Task details: Transcribe the full listing below exactly.

Source data:

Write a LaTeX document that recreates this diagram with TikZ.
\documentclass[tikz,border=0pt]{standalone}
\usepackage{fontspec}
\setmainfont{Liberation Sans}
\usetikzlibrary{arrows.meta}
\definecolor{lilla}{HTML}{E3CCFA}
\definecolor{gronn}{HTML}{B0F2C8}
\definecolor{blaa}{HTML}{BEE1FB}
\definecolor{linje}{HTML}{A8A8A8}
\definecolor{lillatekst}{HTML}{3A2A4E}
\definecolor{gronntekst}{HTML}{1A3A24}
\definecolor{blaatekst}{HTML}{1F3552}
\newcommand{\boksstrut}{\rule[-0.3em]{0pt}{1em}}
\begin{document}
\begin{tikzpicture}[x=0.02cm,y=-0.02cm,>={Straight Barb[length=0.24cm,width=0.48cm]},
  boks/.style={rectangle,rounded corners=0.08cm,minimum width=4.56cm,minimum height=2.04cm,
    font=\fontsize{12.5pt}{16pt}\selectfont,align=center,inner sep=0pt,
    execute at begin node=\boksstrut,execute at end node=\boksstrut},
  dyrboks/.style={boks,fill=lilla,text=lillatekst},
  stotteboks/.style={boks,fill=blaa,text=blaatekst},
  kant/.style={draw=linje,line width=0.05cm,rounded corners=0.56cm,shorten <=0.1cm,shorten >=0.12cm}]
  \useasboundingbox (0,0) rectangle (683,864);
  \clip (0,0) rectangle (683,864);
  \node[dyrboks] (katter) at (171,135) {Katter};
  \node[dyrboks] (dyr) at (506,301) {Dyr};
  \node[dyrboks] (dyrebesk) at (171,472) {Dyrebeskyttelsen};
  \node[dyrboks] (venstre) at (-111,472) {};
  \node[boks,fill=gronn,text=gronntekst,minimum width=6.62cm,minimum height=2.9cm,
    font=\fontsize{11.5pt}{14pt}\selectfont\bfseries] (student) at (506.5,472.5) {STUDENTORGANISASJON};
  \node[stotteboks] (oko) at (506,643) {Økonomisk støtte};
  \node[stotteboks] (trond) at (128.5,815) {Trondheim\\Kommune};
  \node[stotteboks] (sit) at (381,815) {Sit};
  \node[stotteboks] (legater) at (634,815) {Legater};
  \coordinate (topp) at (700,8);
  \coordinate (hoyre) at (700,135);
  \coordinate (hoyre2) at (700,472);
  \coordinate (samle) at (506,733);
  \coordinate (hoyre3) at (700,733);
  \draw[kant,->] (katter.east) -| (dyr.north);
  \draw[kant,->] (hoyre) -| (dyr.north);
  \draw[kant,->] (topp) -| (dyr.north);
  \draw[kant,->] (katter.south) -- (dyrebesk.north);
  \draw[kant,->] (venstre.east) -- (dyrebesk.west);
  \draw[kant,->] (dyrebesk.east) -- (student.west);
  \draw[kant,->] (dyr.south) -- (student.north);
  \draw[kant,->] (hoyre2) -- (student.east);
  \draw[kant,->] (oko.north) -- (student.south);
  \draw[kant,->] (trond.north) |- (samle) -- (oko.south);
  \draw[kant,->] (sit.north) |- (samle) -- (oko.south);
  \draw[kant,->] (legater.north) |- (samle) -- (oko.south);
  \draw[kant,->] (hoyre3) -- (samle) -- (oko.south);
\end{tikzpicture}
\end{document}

Full output:
Write a LaTeX document that recreates this diagram with TikZ.
\documentclass[tikz,border=0pt]{standalone}
\usepackage{fontspec}
\setmainfont{Liberation Sans}
\usetikzlibrary{arrows.meta}
\definecolor{lilla}{HTML}{E3CCFA}
\definecolor{gronn}{HTML}{B0F2C8}
\definecolor{blaa}{HTML}{BEE1FB}
\definecolor{linje}{HTML}{A8A8A8}
\definecolor{lillatekst}{HTML}{3A2A4E}
\definecolor{gronntekst}{HTML}{1A3A24}
\definecolor{blaatekst}{HTML}{1F3552}
\newcommand{\boksstrut}{\rule[-0.3em]{0pt}{1em}}
\begin{document}
\begin{tikzpicture}[x=0.02cm,y=-0.02cm,>={Straight Barb[length=0.24cm,width=0.48cm]},
  boks/.style={rectangle,rounded corners=0.08cm,minimum width=4.56cm,minimum height=2.04cm,
    font=\fontsize{12.5pt}{16pt}\selectfont,align=center,inner sep=0pt,
    execute at begin node=\boksstrut,execute at end node=\boksstrut},
  dyrboks/.style={boks,fill=lilla,text=lillatekst},
  stotteboks/.style={boks,fill=blaa,text=blaatekst},
  kant/.style={draw=linje,line width=0.05cm,rounded corners=0.56cm,shorten <=0.1cm,shorten >=0.12cm}]
  \useasboundingbox (0,0) rectangle (683,864);
  \clip (0,0) rectangle (683,864);
  \node[dyrboks] (katter) at (171,135) {Katter};
  \node[dyrboks] (dyr) at (506,301) {Dyr};
  \node[dyrboks] (dyrebesk) at (171,472) {Dyrebeskyttelsen};
  \node[dyrboks] (venstre) at (-111,472) {};
  \node[boks,fill=gronn,text=gronntekst,minimum width=6.62cm,minimum height=2.9cm,
    font=\fontsize{11.5pt}{14pt}\selectfont\bfseries] (student) at (506.5,472.5) {STUDENTORGANISASJON};
  \node[stotteboks] (oko) at (506,643) {Økonomisk støtte};
  \node[stotteboks] (trond) at (128.5,815) {Trondheim\\Kommune};
  \node[stotteboks] (sit) at (381,815) {Sit};
  \node[stotteboks] (legater) at (634,815) {Legater};
  \coordinate (topp) at (700,8);
  \coordinate (hoyre) at (700,135);
  \coordinate (hoyre2) at (700,472);
  \coordinate (samle) at (506,733);
  \coordinate (hoyre3) at (700,733);
  \draw[kant,->] (katter.east) -| (dyr.north);
  \draw[kant,->] (hoyre) -| (dyr.north);
  \draw[kant,->] (topp) -| (dyr.north);
  \draw[kant,->] (katter.south) -- (dyrebesk.north);
  \draw[kant,->] (venstre.east) -- (dyrebesk.west);
  \draw[kant,->] (dyrebesk.east) -- (student.west);
  \draw[kant,->] (dyr.south) -- (student.north);
  \draw[kant,->] (hoyre2) -- (student.east);
  \draw[kant,->] (oko.north) -- (student.south);
  \draw[kant,->] (trond.north) |- (samle) -- (oko.south);
  \draw[kant,->] (sit.north) |- (samle) -- (oko.south);
  \draw[kant,->] (legater.north) |- (samle) -- (oko.south);
  \draw[kant,->] (hoyre3) -- (samle) -- (oko.south);
\end{tikzpicture}
\end{document}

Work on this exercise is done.